By: Sophie Dillon
The following essay was the third-place winner of the Buckley Program’s spring semester essay contest. The topic was “What can we learn from William F. Buckley, Jr. today?”.
Last November, America experienced one of its most surprising elections to date, when Donald Trump edged out a win in a presidential race so close they couldn’t call a winner until three in the morning. Clinton supporters watched in astonished agony as the votes were tallied—what about the polls that had been promising a Hillary presidency for months? What about the reputable news sources who had denounced Trump’s comments as racist and sexist? The morning after the election, many Americans found themselves wondering—How could this have happened?
While I do not mean to reduce the myriad factors that led Trump to win the 45th Presidential election without a sizeable portion of the American population realizing this was the case until the morning after, I think one reason is wholly clear: America suffers from a lack of meaningful intellectual discourse, or, in William F. Buckley, Jr.’s terms: “honest intellectual combat.” When William F. Buckley, Jr. founded National Review magazine in 1955, he wrote in its mission statement: “The largest cultural menace in America is the conformity of the intellectual cliques” which can only be countered, according to Buckley, by “honest intellectual combat.” For William F. Buckley, Jr., the real danger to American politics was its peoples’ intellectual complacency—men hopping on others’ bandwagons without first thinking for themselves.
What the United States needs to learn from William F. Buckley, Jr. is the value of intellectual individualism—the idea that each man, through discourse with one another (whether that discourse is face-to-face in person or mind-to-mind via text), must discover his own beliefs, then test the mettle of these beliefs, over and over and over again. Man must think for himself, then actively and honestly articulate his beliefs to others with a mind toward perfecting his own (for our ideas are rocks, which grow more polished as they crash through the tumbler of discourse). With social media algorithms controlling more and more of young peoples’ access to news, tailoring content to individual interest, America suffers a crisis of conformity. This has proved particularly difficult with the proliferation of online news sources who court niches of the political spectrum by skewing left or right, providing more possibilities for consumers to reinforce their beliefs with news accreditation—even when these news sources abandon fact. Platforms like Facebook and Twitter are designed to show their users what they want to see; unfortunately, this has significant political ramifications. As a result, many young people (and older people who rely on social media for news) are not forced to honestly articulate and test their beliefs—their news (via social media, the digital commons) reinforces their ideas rather than tests their ideas.
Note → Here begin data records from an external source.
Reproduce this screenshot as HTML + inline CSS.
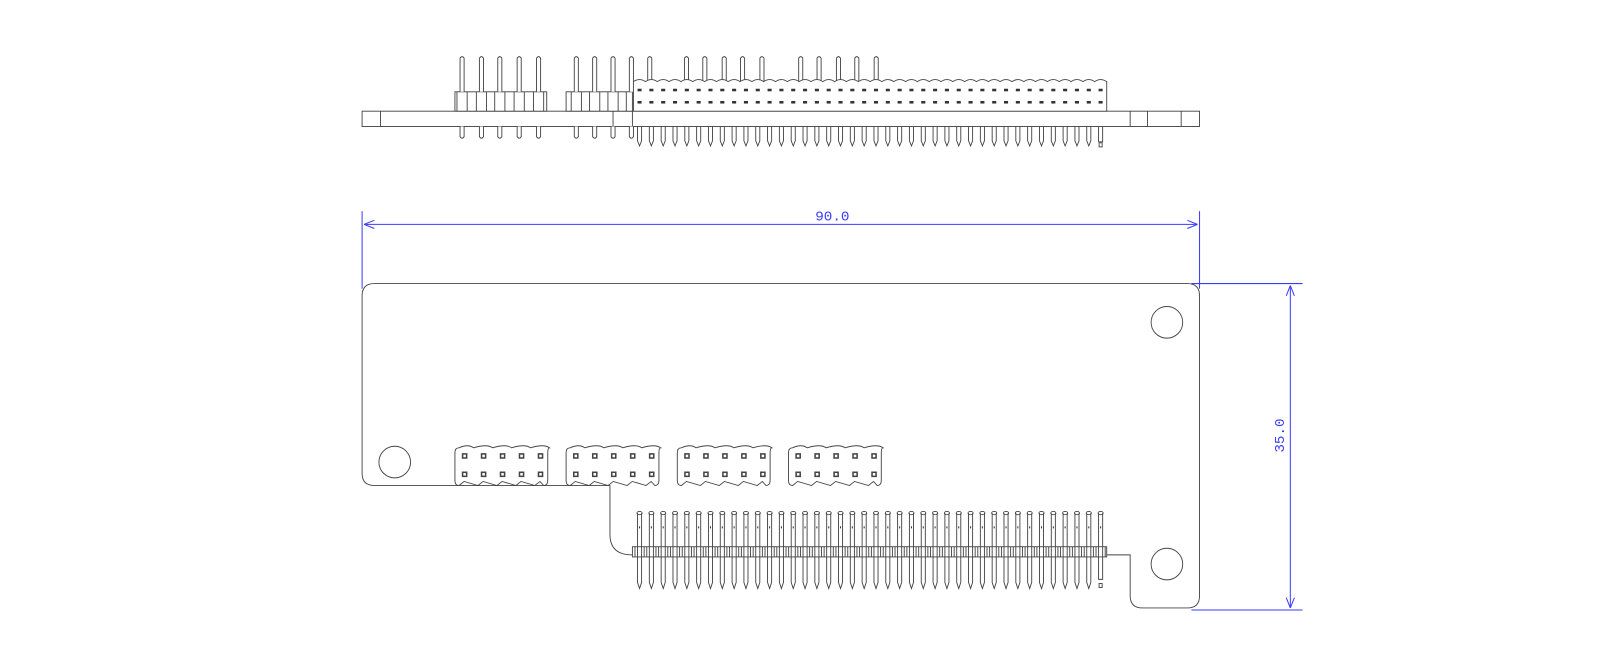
<!DOCTYPE html>
<html><head><meta charset="utf-8"><style>
html,body{margin:0;padding:0;background:#fff;width:1600px;height:667px;overflow:hidden}
svg{display:block}
</style></head><body>
<svg id="s" width="1600" height="667" viewBox="0 0 1568.6 653.9" xmlns="http://www.w3.org/2000/svg">
<g id="g" fill="none" stroke="#444" stroke-width="0.9">
<rect x="355" y="109" width="821" height="15" fill="#fff"/>
<line x1="373" y1="109" x2="373" y2="124"/>
<line x1="601" y1="109" x2="601" y2="124"/>
<line x1="620" y1="109" x2="620" y2="124"/>
<line x1="1108" y1="109" x2="1108" y2="124"/>
<line x1="1125" y1="109" x2="1125" y2="124"/>
<line x1="1158" y1="109" x2="1158" y2="124"/>
<path d="M620 544 Q598 544 598 524 V476 H367 Q355 476 355 464 V290 Q355 278 367 278 H1164 Q1176 278 1176 290 V584 Q1176 596 1164 596 H1120 Q1108 596 1108 584 V544 H1085"/>
<circle cx="1144" cy="316" r="15.5"/>
<circle cx="387" cy="453" r="15.5"/>
<circle cx="1144" cy="553" r="15.5"/>
</g>
<g id="dim" stroke="#3b3bff" stroke-width="1" fill="none">
<line x1="355" y1="207" x2="355" y2="283"/>
<line x1="1176" y1="207" x2="1176" y2="283"/>
<line x1="357" y1="220" x2="1174" y2="220"/>
<path d="M357 220 L367 216 M357 220 L367 224 M1174 220 L1164 216 M1174 220 L1164 224"/>
<line x1="1168" y1="278" x2="1277" y2="278"/>
<line x1="1168" y1="598" x2="1277" y2="598"/>
<line x1="1265" y1="280" x2="1265" y2="596"/>
<path d="M1265 280 L1261 290 M1265 280 L1269 290 M1265 596 L1261 586 M1265 596 L1269 586"/>
</g>
<text x="816" y="216" fill="#3b3bff" font-family="Liberation Mono, monospace" font-size="14" text-anchor="middle">90.0</text>
<text x="0" y="0" fill="#3b3bff" font-family="Liberation Mono, monospace" font-size="14" text-anchor="middle" transform="translate(1259 427) rotate(-90)">35.0</text>
</svg>
<script>
var g=document.getElementById('g'),NS='http://www.w3.org/2000/svg';
function el(t,a){var e=document.createElementNS(NS,t);for(var k in a)e.setAttribute(k,a[k]);g.appendChild(e);return e;}
function tpin(x){el('path',{d:'M'+(x-2)+' 90 V57 Q'+x+' 54 '+(x+2)+' 57 V90',fill:'#fff'});
 el('path',{d:'M'+(x-2)+' 124 V134 Q'+x+' 137 '+(x+2)+' 134 V124',fill:'#fff'});}
el('rect',{x:446,y:90,width:90,height:19,fill:'#fff'});
[453,472,490,509,528].forEach(function(x){tpin(x);el('line',{x1:x-5,y1:90,x2:x-5,y2:109});el('line',{x1:x+5,y1:90,x2:x+5,y2:109});});
el('rect',{x:555,y:90,width:65,height:19,fill:'#fff'});
[565,583,601,619].forEach(function(x){tpin(x);el('line',{x1:x-5,y1:90,x2:x-5,y2:109});el('line',{x1:x+5,y1:90,x2:x+5,y2:109});});
var cols=[];for(var i=0;i<40;i++)cols.push(627+i*11.59);
[637,673,691,710,728,747,785,803,822,840,859].forEach(function(x){el('path',{d:'M'+(x-2)+' 80 V57 Q'+x+' 54 '+(x+2)+' 57 V80',fill:'#fff'});});
el('path',{d:'M621 80 '+cols.map(function(x){return 'Q'+(x)+' 76 '+(x+5.8)+' 80';}).join(' ')+' H1085 V109 H621 Z',fill:'#fff'});
cols.forEach(function(x,i){
 el('rect',{x:x-2,y:87,width:4,height:2.5,fill:'#333',stroke:'none'});
 el('rect',{x:x-2,y:99,width:4,height:2.5,fill:'#333',stroke:'none'});
 if(i<39)el('path',{d:'M'+(x-2)+' 124 V138 L'+x+' 143 L'+(x+2)+' 138 V124'});
 else{el('path',{d:'M'+(x-2)+' 124 V139 H'+(x+2)+' V124'});el('rect',{x:x-1.5,y:140,width:3,height:4});}
});
[446,555,664,773].forEach(function(h){
 var d='M'+(h+4)+' 439';
 for(var k=0;k<5;k++){var c=h+9+k*18.6;d+=' Q'+(c+4)+' 435 '+(c+9.3)+' 439';}
 d+=' Q'+(h+91)+' 439 '+(h+91)+' 444 V471 Q'+(h+91)+' 476 '+(h+87)+' 476';
 for(var k=4;k>=0;k--){var c=h+9+k*18.6;d+=' L'+(c)+' 472 L'+(c-5)+' 476';}
 d+=' H'+(h+4)+' Q'+h+' 476 '+h+' 471 V444 Q'+h+' 439 '+(h+4)+' 439 Z';
 el('path',{d:d,fill:'#fff'});
 for(var k=0;k<5;k++){var x=h+9.5+k*18.6;
  el('rect',{x:x-2,y:445,width:4,height:4,fill:'#fff','stroke-width':1.5});
  el('rect',{x:x-2,y:463,width:4,height:4,fill:'#fff','stroke-width':1.5});}
});
el('rect',{x:620,y:536,width:465,height:10,fill:'#fff'});
cols.forEach(function(x,i){
 el('line',{x1:x-4.5,y1:536,x2:x-4.5,y2:546});el('line',{x1:x+4.5,y1:536,x2:x+4.5,y2:546});
 el('ellipse',{cx:x,cy:503,rx:2.5,ry:1.6});
 if(i<39)el('path',{d:'M'+(x-2)+' 503 V571 L'+x+' 577 L'+(x+2)+' 571 V503',fill:'none'});
 else{el('path',{d:'M'+(x-2)+' 503 V568 H'+(x+2)+' V503'});el('rect',{x:x-1.5,y:572,width:3,height:4});}
 el('rect',{x:x-0.5,y:516,width:1,height:2,fill:'#333',stroke:'none'});
});
</script>
</body></html>
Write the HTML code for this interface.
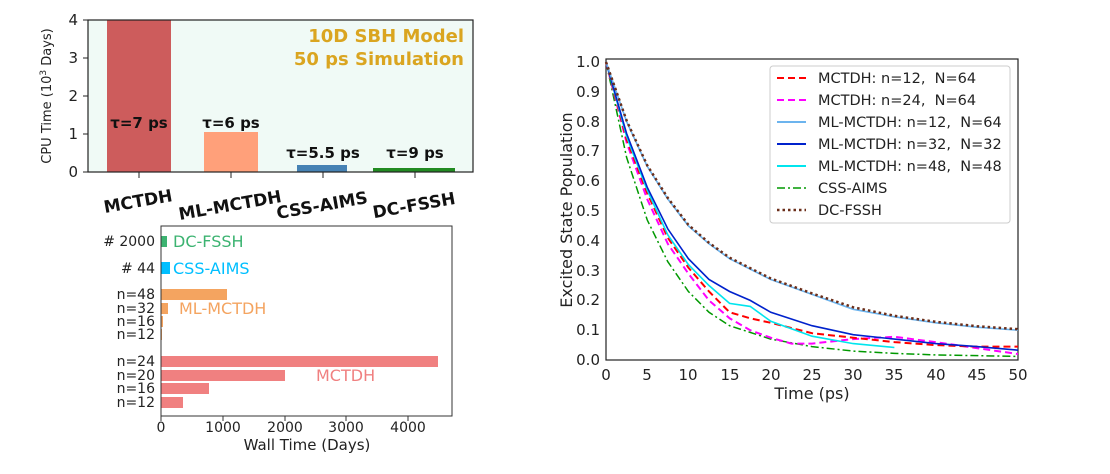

This is not only true of social media—this is also true of Congress, which is greatly in need of honest intellectual combat. William F. Buckley, Jr. did not only believe in actively articulating and evaluating one’s beliefs, he believed that this articulation and evaluation was meaningful. The stakes of intellectual combat were one’s beliefs—not a headline. In this respect, it has been tiresome to watch President Trump go back on his word, over and over and over again. It has been frustrating to watch Americans grow complacent with Trump’s predilection for saying things he does not mean, when honesty is a crucial element in intellectual and political growth. Without honesty, there are no stakes. There is no backbone of belief in the idea; it is just a wisp, susceptible to the slightest change of wind.
While there is no way to know precisely what William F. Buckley, Jr. would have said of our current political moment, he did comment on the possibility of Donald Trump’s election in a 2000 essay he wrote for Cigar Aficionado: “So what does Trump say? That he is a successful businessman and that that is what America needs in the Oval Office. There is some plausibility in this, though not much. The greatest deeds of American Presidents—midwifing the new republic; freeing the slaves; harnessing the energies and vision needed to win the Cold War—had little to do with the bottom line.” For Buckley, running a country was not about a bottom line (such as making the most people happy or saving the most money), for Buckley, running a country was about striving for a goal—striving to articulate and evaluate the best plan of action through open, honest discourse.
As President Trump continues to contradict himself and journalists, intellectual individualism is more important than ever. Americans need to go beyond our curated news feeds and honestly weigh our beliefs against others’. To truly think for ourselves, we need to challenge our minds to different perspectives. To truly think for ourselves, we must be honest in our pursuit of truth, we must speak with conviction, we must mean what we say. William F. Buckley, Jr. understood that American politics fed off of honest intellectual combat: men coming together to polish their individual ideas, feeding off of each other in the process. When we lose honest intellectual combat, we lose our freedom to loose our mind upon the world and find out how we are truly shaped. American politics requires a constant process of refinement that only works when its people are willing to challenge themselves. In 2017, we must rise to this challenge.
Sophie Dillon is a senior in Davenport College.